- Original language: Russian
- Written by: Mikhail Bulgakov
- Genre: Realistic drama

Premiere
- Date: 16 February 1936
- Place: Moscow Art Theatre

= The Cabal of Hypocrites =

Four-act play by Mikhail Bulgakov

The Cabal of Hypocrites (Кабала святош), also known as Molière, is a four-act play by Mikhail Bulgakov.

Written in 1929 for the Moscow Art Theatre, it was read by Bulgakov for the theatre director Konstantin Stanislavski and his team at the 19 January 1930 meeting. The play, accepted by the theatre for production, was promptly banned by the state Repertoire Committee (Glavrepertkom). A year and a half later, after personal interference by Maxim Gorky, the ban was lifted. In March 1932 the rehearsals started, under the guidance of the director Nikolai Gorchakov. They lasted for four years and became the major cause for the rift between Bulgakov and Stanislavski who in 1935 decided he did not want to do anything with the play and asked Vladimir Nemirovich-Danchenko to deal with it from then on.

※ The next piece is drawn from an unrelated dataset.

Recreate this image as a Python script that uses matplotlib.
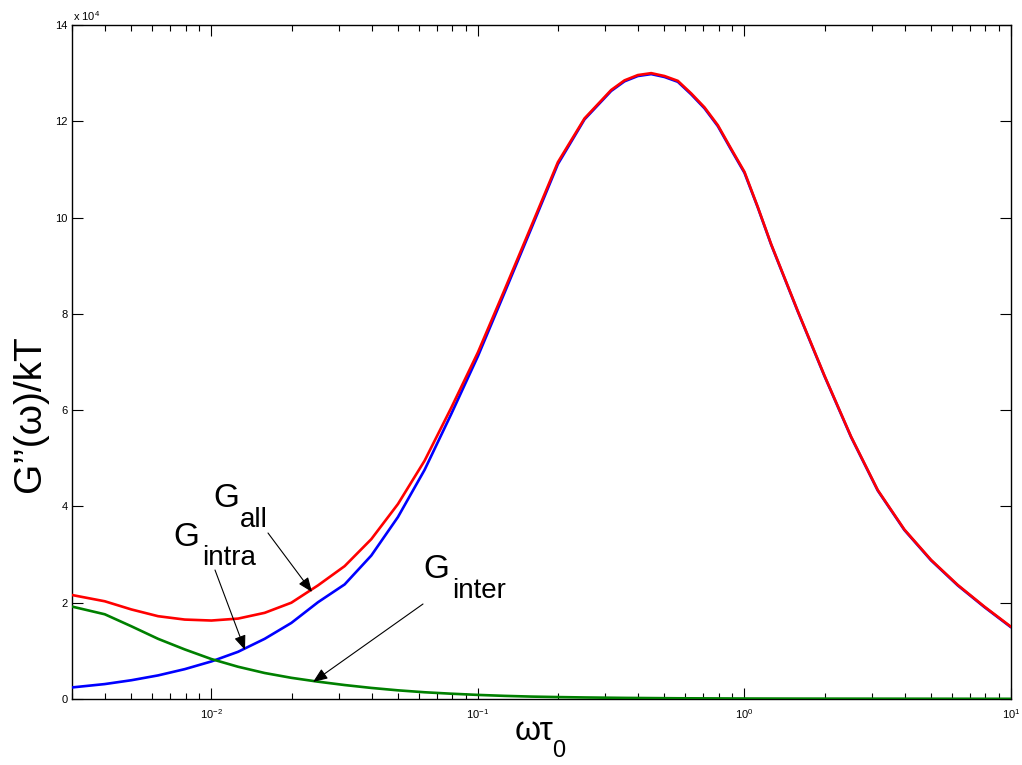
import matplotlib
matplotlib.use("Agg")
import matplotlib.pyplot as plt
from matplotlib.ticker import FixedLocator, FuncFormatter

plt.rcParams['font.family'] = ['Liberation Sans', 'DejaVu Sans']
plt.rcParams['mathtext.default'] = 'regular'

# log10(omega*tau0) positions where the curves were read
log_wt = [-2.523, -2.4, -2.3, -2.2, -2.1, -2.0, -1.9, -1.8, -1.7, -1.6,
          -1.5, -1.4, -1.3, -1.2, -1.1, -1.0, -0.9, -0.8, -0.7, -0.6, -0.5,
          -0.45, -0.4, -0.35, -0.3, -0.25, -0.2, -0.15, -0.1, -0.05, 0.0, 0.05,
          0.1, 0.2, 0.3, 0.4, 0.5, 0.6, 0.7, 0.8, 0.9, 1.0]

# G''/kT in units of 1e4
g_all = [2.16, 2.03, 1.86, 1.72, 1.65, 1.63, 1.67, 1.79, 2.00, 2.36,
         2.76, 3.32, 4.05, 4.95, 6.05, 7.20, 8.50, 9.82, 11.15, 12.06, 12.65,
         12.85, 12.96, 13.00, 12.94, 12.84, 12.58, 12.29, 11.92, 11.43, 10.95, 10.22,
         9.45, 8.06, 6.72, 5.45, 4.34, 3.52, 2.89, 2.37, 1.92, 1.50]

g_intra = [0.24, 0.31, 0.39, 0.49, 0.62, 0.78, 0.98, 1.25, 1.58, 2.01,
           2.38, 2.98, 3.78, 4.76, 5.92, 7.12, 8.44, 9.77, 11.11, 12.04, 12.63,
           12.83, 12.94, 12.98, 12.92, 12.82, 12.56, 12.27, 11.90, 11.41, 10.93, 10.21,
           9.44, 8.05, 6.71, 5.44, 4.33, 3.51, 2.88, 2.36, 1.91, 1.49]

g_inter = [1.92, 1.76, 1.51, 1.25, 1.03, 0.83, 0.67, 0.54, 0.44, 0.36,
           0.29, 0.23, 0.18, 0.14, 0.11, 0.085, 0.065, 0.05, 0.04, 0.032, 0.026,
           0.023, 0.021, 0.019, 0.017, 0.015, 0.014, 0.013, 0.012, 0.011, 0.010, 0.0095,
           0.009, 0.008, 0.0075, 0.007, 0.0065, 0.006, 0.0055, 0.005, 0.0045, 0.004]

y_ticks = [0, 2, 4, 6, 8, 10, 12, 14]

wt = [10 ** v for v in log_wt]
scale = 1e4

fig = plt.figure(figsize=(10.22, 7.65), dpi=100)
ax = fig.add_axes([72 / 1022, 66 / 765, 939 / 1022, 674 / 765])

line_kw = dict(lw=1.9, zorder=3, solid_joinstyle='round', solid_capstyle='round')
ax.plot(wt, [v * scale for v in g_intra], color='#0000ff', **line_kw)
ax.plot(wt, [v * scale for v in g_all], color='#ff0000', **line_kw)
ax.plot(wt, [v * scale for v in g_inter], color='#008000', **line_kw)

ax.set_xscale('log')
ax.set_xlim(0.003, 10)
ax.set_ylim(0, 14 * scale)
ax.yaxis.set_major_locator(FixedLocator([t * scale for t in y_ticks]))
ax.yaxis.set_major_formatter(FuncFormatter(lambda v, p: '%d' % round(v / scale)))

ax.tick_params(which='both', direction='in', top=True, right=True,
               labelsize=8, width=0.8, colors='black')
ax.tick_params(which='major', length=8)
ax.tick_params(which='minor', length=4)
ax.tick_params(axis='x', pad=6)
ax.tick_params(axis='y', pad=3)
for s in ax.spines.values():
    s.set_linewidth(1.0)

fig.text(73 / 1022, 1 - 21 / 765, r'x 10$^{4}$', fontsize=8)

# axis labels
fig.text(30 / 1022, 1 - 414 / 765, 'G\u2019\u2019(\u03c9)/kT', rotation=90,
         fontsize=28, ha='center', va='center')
fig.text(515 / 1022, 1 - 740 / 765, '\u03c9\u03c4', fontsize=24, ha='left', va='baseline')
fig.text(552 / 1022, 1 - 757 / 765, '0', fontsize=17, ha='left', va='baseline')


def label(xg, yg, xs, ys, sub):
    fig.text(xg / 1022, 1 - yg / 765, 'G', fontsize=24, ha='left', va='baseline')
    fig.text(xs / 1022, 1 - ys / 765, sub, fontsize=20, ha='left', va='baseline')


label(213, 507, 240, 527, 'all')
label(173, 546, 202, 565, 'intra')
label(423, 578, 452, 598, 'inter')

arrow = dict(arrowstyle='-|>,head_length=0.55,head_width=0.22', color='black',
             lw=0.8, shrinkA=0, shrinkB=0, mutation_scale=16)
for start, tip in [((268, 533), (312, 592)),
                   ((215, 570), (245, 650)),
                   ((423, 604), (313, 682))]:
    ax.annotate('', xy=(tip[0], 765 - tip[1]), xycoords='figure pixels',
                xytext=(start[0], 765 - start[1]), textcoords='figure pixels',
                arrowprops=arrow)

fig.savefig('out.png', dpi=100)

The play premiered on 16 February 1936 and enjoyed huge success. But on 9 March the article "Glamorous on the Surface, False Beneath" appeared in Pravda and Molière was banned, after just seven sold out performances. In October that year Bulgakov left the Moscow Art Theatre calling it in his diary "the graveyard of my plays" and referring to it as "the theatre where Molière had been destroyed" in a letter to his friend Vikenty Veresayev.

The Cabal of Hypocrites was published for the first time in 1962 by the Iskusstvo Publishers. It enjoyed great revival in the Soviet Theatre during the 1960s and is considered now part of the legacy of classic Russian drama.